It's not always fun and games in the Sun. Sometimes it's doom and gloom, fear and uncertainty, worry and concern...
Mineral, Virginia. One-hundred nineteen miles south. It's 5:30 in the evening. I've been on the road since 4:45 this morning, during which time I've gone from upstate New York, through Pennsylvania and into Maryland – about 262 tiring miles. If I can hold 50 mph, I'm looking at an 11:00 PM arrival.
Back roads are cute. Okay, poor word choice. Nice. Interesting. Fun. All of the above. None of the above. As my father always said, whenever I asked a particularly difficult question: It all depends. At night they're dark. No, make that Black. They have a penchant for making tight sweeping turns; right angle turns, and – in small towns, two "U" turns: one u-turn to get you going back from whence you came, then just fooling, one u-turn to once again head you in the right direction.

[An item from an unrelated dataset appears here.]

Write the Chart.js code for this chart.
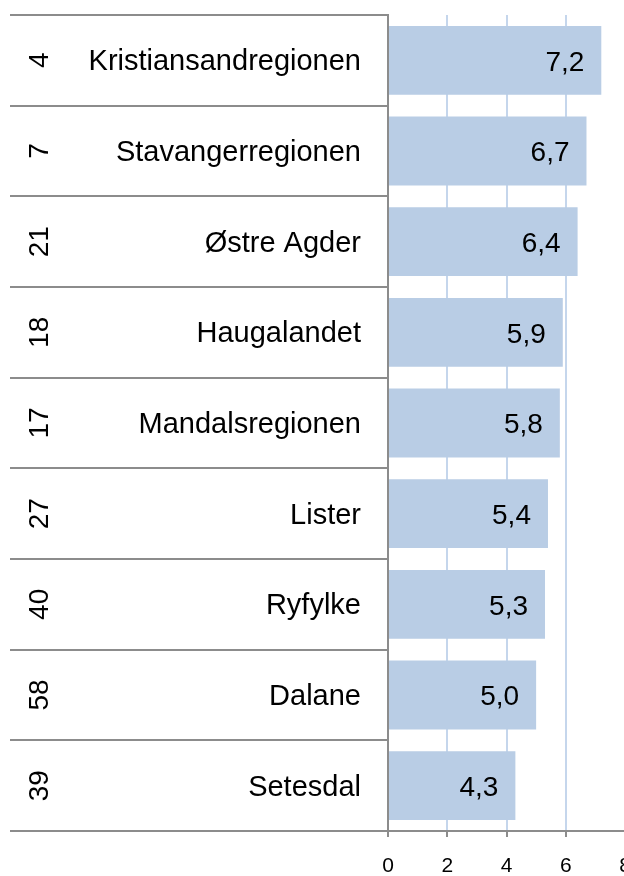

And there's nothing out there beyond the feeble beam of your brights. Even less than nothing if you are foolish enough to lower your hi-beams: just two lanes, one in each direction with a painted line down the center.
When you're tired, hungry and chilled from lack of bodily fuel, the road becomes, if not hostile, at the very least, indifferent. "If you make it, fine. If you don't fine. Makes no difference to me", bounces back at you from the glare of your lights.
So you stare into the lighted roadway, watch fearfully as the trees at the edge of your beams grow closer together until there exists nothing but a solid wall of thick menacing entities, whispering to you words that stop just short of your hearing them. Are they words of encouragement, or portends of dangers yet to come, just ever so slightly, ahead.
Deers are nocturnal. Well, really, they're Moon-turnal: up with the Moonrise. Where is the Moon now? Is it up, and thus, so are the deers? Or is it and its horned friends resting?
You stare even more diligently, waiting for that instant when you are not alone on the road, but hurtling at warp speed toward two red circles that hover at eye's height, just at the edge of your beams reach.
Suddenly, on the right side beyond the trees, in the middle of the woods, there appears a huge light. Big, round, brilliantly white. And it's coming at you.
How can that be? It's the forest.... Your tired hands scramble for those levers that read "Stop", and you frantically start squeezing, your body pitching forward violently, yet still the light moves toward you, faster and faster and then....
It's a train, running on tracks that parallel the road, separated only by the thick line of trees that decide which is road and which is track. The eye swishes by, its body following madly behind, "ca clack, clackidy clack, clack, clack and clack. And gone.
And so it goes, minute after minute, hour after hour. At 12:20 AM, I turn the key, kill the engine, kick the kickstand down, and slowly unwind from the seat.